Certes, le fameux plafond de verre n'a pas été enfoncé. Mais à 30 000 voix près. Autant dire rien : 50,3 % pour l'écologiste Alexander Van der Bellen, 49,7 % pour Norbert Hofer. Et l'on pourrait faire comme s'il ne s'était rien passé en Autriche ?

Une première remarque s'impose : laminés dès le premier tour, les partis de gouvernement autrichiens, chrétiens-conservateurs et sociaux-démocrates, n'ont appelé à aucun front républicain pour faire barrage au candidat du FPÖ (extrême droite). L'auraient-ils fait qu'ils auraient sans doute joué contre leur propre camp, tant leur discrédit est grand. Au moins, les électeurs autrichiens ont-ils choisi leur destin en conscience, sans la moindre injonction partisane.

Faut-il pour autant se rassurer en se disant que Marine Le Pen, elle aussi, se heurtera en 2017 au même réflexe républicain ? La question se pose. Le FPÖ n'est-il pas l'allié du FN au Parlement européen ? Ces deux formations ne partagent-elles pas la même europhobie, le même rejet de l'islam et du multiculturalisme, le même corpus idéologique sur les questions d'identité et d'immigration ? Ne profèrent-ils pas les mêmes anathèmes sur la question des réfugiés ? N'appliquent-ils pas à la lettre la même stratégie de dédiabolisation ?

Si la France avait accepté 700 000 demandeurs d'asile

Il y a cependant deux différences majeures entre le FN français et le FPÖ autrichien. La première donne des ailes à Marine Le Pen, la seconde la cloue au sol.

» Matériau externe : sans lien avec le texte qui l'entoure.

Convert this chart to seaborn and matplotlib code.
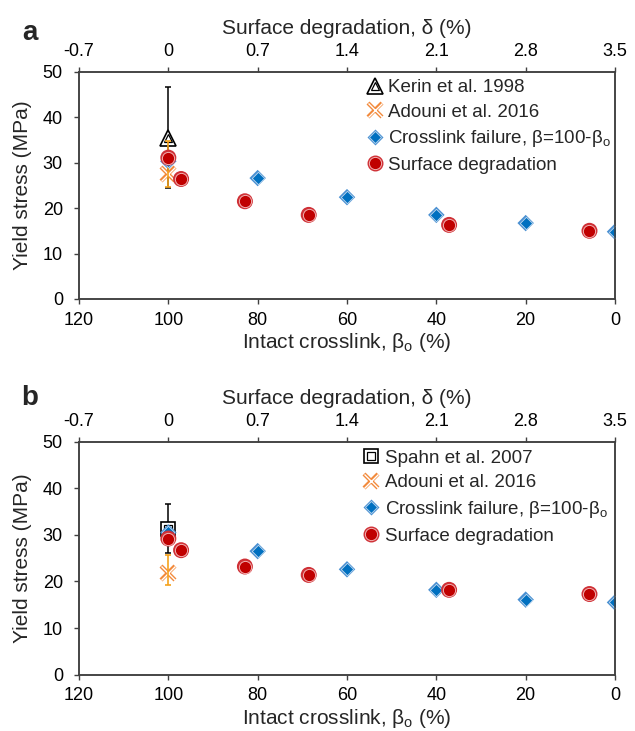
import matplotlib
matplotlib.use("Agg")
import matplotlib.pyplot as plt
import seaborn as sns
from matplotlib.lines import Line2D
from matplotlib.legend_handler import HandlerTuple

sns.set_style("ticks")
plt.rcParams["font.family"] = ["Liberation Sans", "DejaVu Sans"]
plt.rcParams["mathtext.fontset"] = "custom"
plt.rcParams["mathtext.rm"] = "Liberation Sans"
plt.rcParams["mathtext.it"] = "Liberation Sans:italic"

# ---- data -------------------------------------------------------------
beta_cross = [100, 80, 60, 40, 20, 0]                 # intact crosslink (%)
stress_cross_a = [30.3, 26.6, 22.4, 18.5, 16.7, 14.8]
stress_cross_b = [30.5, 26.5, 22.6, 18.2, 16.1, 15.5]

delta_surf = [0.0, 0.1, 0.6, 1.1, 2.2, 3.3]           # surface degradation (%)
stress_surf_a = [31.1, 26.4, 21.5, 18.5, 16.3, 15.0]
stress_surf_b = [29.2, 26.7, 23.2, 21.4, 18.2, 17.3]

# experimental references (beta = 100 %)
exp_beta = [100]
kerin_stress = [35.5]
kerin_err = [[11.1], [11.2]]
spahn_stress = [31.3]
spahn_err = [[5.3], [5.2]]
adouni_stress_a = [27.5]
adouni_err_a = [[2.8], [7.2]]
adouni_stress_b = [21.9]
adouni_err_b = [[2.6], [3.7]]

beta_ticks = [120, 100, 80, 60, 40, 20, 0]
delta_ticks = [-0.7, 0, 0.7, 1.4, 2.1, 2.8, 3.5]
delta_ticklabels = ["-0.7", "0", "0.7", "1.4", "2.1", "2.8", "3.5"]
y_ticks = [0, 10, 20, 30, 40, 50]

labels_a = ["Kerin et al. 1998", "Adouni et al. 2016",
            "Crosslink failure, β=100-β$_\\mathrm{o}$", "Surface degradation"]
labels_b = ["Spahn et al. 2007", "Adouni et al. 2016",
            "Crosslink failure, β=100-β$_\\mathrm{o}$", "Surface degradation"]

# ---- styles -------------------------------------------------------------
BLUE, BLUE_RING, BLUE_GAP = "#0070C0", "#4A90D2", "#BDD7EE"
RED, RED_RING, RED_GAP = "#C00000", "#CF3036", "#F2B2B2"
ORANGE_X, ORANGE_BAR = "#F28A3C", "#F5A21C"
SPINE = "#404040"


def diamonds(ax, x, y):
    sns.scatterplot(x=x, y=y, ax=ax, marker="D", s=8.4 ** 2, color=BLUE_RING,
                    edgecolor="none", zorder=3, legend=False)
    sns.scatterplot(x=x, y=y, ax=ax, marker="D", s=6.3 ** 2, color=BLUE,
                    edgecolor=BLUE_GAP, linewidth=0.6, zorder=4, legend=False)


def circles(ax, x, y):
    sns.scatterplot(x=x, y=y, ax=ax, marker="o", s=11.5 ** 2, color=RED_RING,
                    edgecolor="none", zorder=5, legend=False)
    sns.scatterplot(x=x, y=y, ax=ax, marker="o", s=8.8 ** 2, color=RED,
                    edgecolor=RED_GAP, linewidth=0.7, zorder=6, legend=False)


def cross_marker(ax, x, y, err):
    ax.plot(x, y, ls="none", marker="x", ms=10, mec=ORANGE_X, mew=3.0, zorder=3)
    ax.plot(x, y, ls="none", marker="x", ms=10, mec="white", mew=1.0, zorder=3.1)
    ax.errorbar(x, y, yerr=err, fmt="none", ecolor=ORANGE_BAR, elinewidth=1.2,
                capsize=2.5, capthick=1.2, zorder=3.2)


def ref_marker(ax, x, y, err, marker, ms_out, ms_in):
    ax.errorbar(x, y, yerr=err, fmt="none", ecolor="black", elinewidth=1.1,
                capsize=2.5, capthick=1.1, zorder=2)
    ax.plot(x, y, ls="none", marker=marker, ms=ms_out, mfc="white", mec="black",
            mew=1.2, zorder=2.5)
    ax.plot(x, y, ls="none", marker=marker, ms=ms_in, mfc="none", mec="black",
            mew=0.9, zorder=2.6)
    return (Line2D([], [], ls="none", marker=marker, ms=ms_out, mfc="white",
                   mec="black", mew=1.2),
            Line2D([], [], ls="none", marker=marker, ms=ms_in, mfc="none",
                   mec="black", mew=0.9))


def style_axis(ax, which):
    for sp in ax.spines.values():
        sp.set_color(SPINE)
        sp.set_linewidth(1.1)
    ax.tick_params(axis="both", direction="out", length=3.6, width=1.0,
                   color=SPINE, labelsize=13, labelcolor="black")
    if which == "main":
        ax.tick_params(axis="y", pad=8)
        ax.tick_params(axis="x", pad=5.5)
    else:
        ax.tick_params(axis="x", pad=5.0)


def panel(ax, stress_cross, stress_surf, ref_y, ref_err, ref_mk, ref_sizes,
          ad_y, ad_err, labels, legend_anchor):
    ax_top = ax.twiny()

    diamonds(ax, beta_cross, stress_cross)
    cross_marker(ax, exp_beta, ad_y, ad_err)
    h_ref = ref_marker(ax, exp_beta, ref_y, ref_err, ref_mk, *ref_sizes)
    circles(ax_top, delta_surf, stress_surf)

    ax.set_xlim(120, 0)
    ax_top.set_xlim(-0.7, 3.5)
    ax.set_ylim(0, 50)
    ax.set_xticks(beta_ticks)
    ax.set_xticklabels([str(b) for b in beta_ticks])
    ax.set_yticks(y_ticks)
    ax_top.set_xticks(delta_ticks)
    ax_top.set_xticklabels(delta_ticklabels)

    ax.set_xlabel("Intact crosslink, β$_\\mathrm{o}$ (%)", fontsize=15, labelpad=2)
    ax_top.set_xlabel("Surface degradation, δ (%)", fontsize=15, labelpad=6)
    ax.set_ylabel("Yield stress (MPa)", fontsize=15, labelpad=8)

    style_axis(ax, "main")
    style_axis(ax_top, "top")

    h_x = (Line2D([], [], ls="none", marker="x", ms=10, mec=ORANGE_X, mew=3.0),
           Line2D([], [], ls="none", marker="x", ms=10, mec="white", mew=1.0))
    h_d = (Line2D([], [], ls="none", marker="D", ms=8.4, mfc=BLUE_RING, mec="none"),
           Line2D([], [], ls="none", marker="D", ms=6.3, mfc=BLUE, mec=BLUE_GAP, mew=0.6))
    h_c = (Line2D([], [], ls="none", marker="o", ms=11.5, mfc=RED_RING, mec="none"),
           Line2D([], [], ls="none", marker="o", ms=8.8, mfc=RED, mec=RED_GAP, mew=0.7))
    ax_top.legend([h_ref, h_x, h_d, h_c], labels,
                  handler_map={tuple: HandlerTuple(ndivide=1, pad=0)},
                  loc="upper left", bbox_to_anchor=legend_anchor, frameon=False,
                  fontsize=13.5, handlelength=1.0, handletextpad=0.2,
                  borderpad=0, borderaxespad=0, labelspacing=0.4)
    return ax_top


fig = plt.figure(figsize=(6.35, 7.31), dpi=100)
ax_a = fig.add_axes([0.1244, 0.5910, 0.8441, 0.3109])
ax_b = fig.add_axes([0.1244, 0.0770, 0.8441, 0.3190])

panel(ax_a, stress_cross_a, stress_surf_a, kerin_stress, kerin_err, "^", (11, 5.5),
      adouni_stress_a, adouni_err_a, labels_a, (0.535, 0.968))
panel(ax_b, stress_cross_b, stress_surf_b, spahn_stress, spahn_err, "s", (10.5, 6),
      adouni_stress_b, adouni_err_b, labels_b, (0.528, 0.965))

fig.text(0.047, 0.955, "a", fontsize=20, fontweight="bold", ha="center", va="center")
fig.text(0.047, 0.455, "b", fontsize=20, fontweight="bold", ha="center", va="center")

fig.savefig("out.png", dpi=100)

  • Le FN de Marine Le Pen incarne une forme de renouveau politique, puisqu'il n'a jamais exercé le pouvoir, sinon dans quelques villes. Le FPÖ de Nobert Hofer, lui, gouverne – ou a déjà gouverné – plusieurs exécutifs régionaux. Il a même occupé, par le passé, plusieurs ministères régaliens. Les Autrichiens connaissent donc parfaitement les dangers de ce vote antisystème.
  • Le FPÖ dispose d'un avantage politique dont le FN ne peut se prévaloir : il est capable de se trouver des alliés. Au plan local comme au niveau national. Ne dirige-t-il pas deux Länder au sein d'une coalition ? En France, personne ne veut nouer d'alliance avec l'extrême droite. D'ailleurs, Marine Le Pen n'en cherche pas. Le ferait-elle qu'elle se déjugerait, elle qui dénonce, depuis des années, le célèbre « UMPS ».

En réalité, l'essentiel de la campagne présidentielle autrichienne s'est jouée sur la question migratoire. Si Norbert Hofer a ainsi distancé et éliminé les deux partis de la coalition au pouvoir, c'est en surfant sur leur incapacité à entendre les inquiétudes de la population en matière d'immigration. En 2015, l'Autriche, pays de 8,5 millions d'habitants, a accueilli 90 000 demandeurs d'asile. Imaginez, si la France en avait accepté 700 000, à quel niveau sondagier culminerait aujourd'hui Marine Le Pen !

En 2015, rappelons-le, la France, pays de 66 millions d'habitants, a accepté 79 000 demandeurs d'asile. Pour certains, à gauche, c'est trop peu. Pour le FN, c'est déjà trop.